# [REQUIRED WORK]
Begin at the first line of the data and copy each line through the one containing "const chart = echarts.init(document.getElementById('chart'))", that line included, with no pictures.

# [RECORDED INFORMATION]
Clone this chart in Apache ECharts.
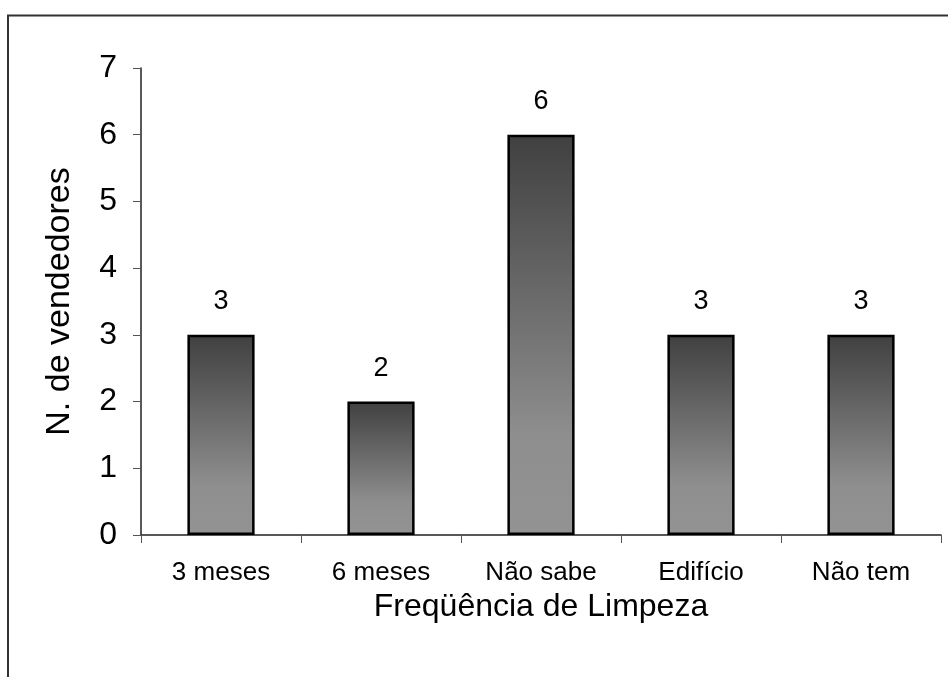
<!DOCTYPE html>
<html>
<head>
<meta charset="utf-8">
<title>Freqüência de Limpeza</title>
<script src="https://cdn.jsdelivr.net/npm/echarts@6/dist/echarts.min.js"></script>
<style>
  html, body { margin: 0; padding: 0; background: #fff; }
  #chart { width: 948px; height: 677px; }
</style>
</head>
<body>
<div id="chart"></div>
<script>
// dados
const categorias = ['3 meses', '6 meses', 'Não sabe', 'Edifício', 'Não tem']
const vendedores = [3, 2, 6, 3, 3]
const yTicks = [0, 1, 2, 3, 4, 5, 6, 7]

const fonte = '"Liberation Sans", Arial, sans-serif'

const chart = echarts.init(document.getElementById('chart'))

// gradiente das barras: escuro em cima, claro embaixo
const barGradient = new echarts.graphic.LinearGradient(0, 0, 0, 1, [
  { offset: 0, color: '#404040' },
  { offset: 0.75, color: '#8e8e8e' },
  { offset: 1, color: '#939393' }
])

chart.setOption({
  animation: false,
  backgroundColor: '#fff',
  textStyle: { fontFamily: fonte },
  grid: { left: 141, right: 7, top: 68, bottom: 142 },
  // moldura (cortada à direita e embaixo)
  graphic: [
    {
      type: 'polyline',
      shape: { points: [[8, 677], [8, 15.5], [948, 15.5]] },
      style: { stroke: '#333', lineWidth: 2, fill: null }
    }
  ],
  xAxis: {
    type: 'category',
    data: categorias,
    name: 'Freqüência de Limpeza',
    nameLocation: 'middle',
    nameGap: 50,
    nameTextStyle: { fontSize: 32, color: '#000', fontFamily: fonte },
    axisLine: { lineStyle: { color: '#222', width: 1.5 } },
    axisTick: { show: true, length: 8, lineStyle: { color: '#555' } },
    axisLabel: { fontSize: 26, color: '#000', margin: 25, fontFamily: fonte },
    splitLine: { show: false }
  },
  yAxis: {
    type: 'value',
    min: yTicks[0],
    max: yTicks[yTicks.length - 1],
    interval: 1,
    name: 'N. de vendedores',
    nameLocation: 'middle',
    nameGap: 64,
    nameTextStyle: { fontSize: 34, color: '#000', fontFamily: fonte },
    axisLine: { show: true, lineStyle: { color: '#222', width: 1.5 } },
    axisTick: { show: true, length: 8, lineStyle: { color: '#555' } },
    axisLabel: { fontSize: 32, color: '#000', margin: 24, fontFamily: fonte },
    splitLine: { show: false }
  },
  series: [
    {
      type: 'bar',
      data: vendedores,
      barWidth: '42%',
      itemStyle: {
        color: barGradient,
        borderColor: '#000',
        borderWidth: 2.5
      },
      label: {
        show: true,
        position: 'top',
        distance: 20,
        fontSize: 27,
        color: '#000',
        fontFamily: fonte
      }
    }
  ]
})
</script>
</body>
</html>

# [EXERCISE RESPONSE]
Clone this chart in Apache ECharts.
<!DOCTYPE html>
<html>
<head>
<meta charset="utf-8">
<title>Freqüência de Limpeza</title>
<script src="https://cdn.jsdelivr.net/npm/echarts@6/dist/echarts.min.js"></script>
<style>
  html, body { margin: 0; padding: 0; background: #fff; }
  #chart { width: 948px; height: 677px; }
</style>
</head>
<body>
<div id="chart"></div>
<script>
// dados
const categorias = ['3 meses', '6 meses', 'Não sabe', 'Edifício', 'Não tem']
const vendedores = [3, 2, 6, 3, 3]
const yTicks = [0, 1, 2, 3, 4, 5, 6, 7]

const fonte = '"Liberation Sans", Arial, sans-serif'

const chart = echarts.init(document.getElementById('chart'))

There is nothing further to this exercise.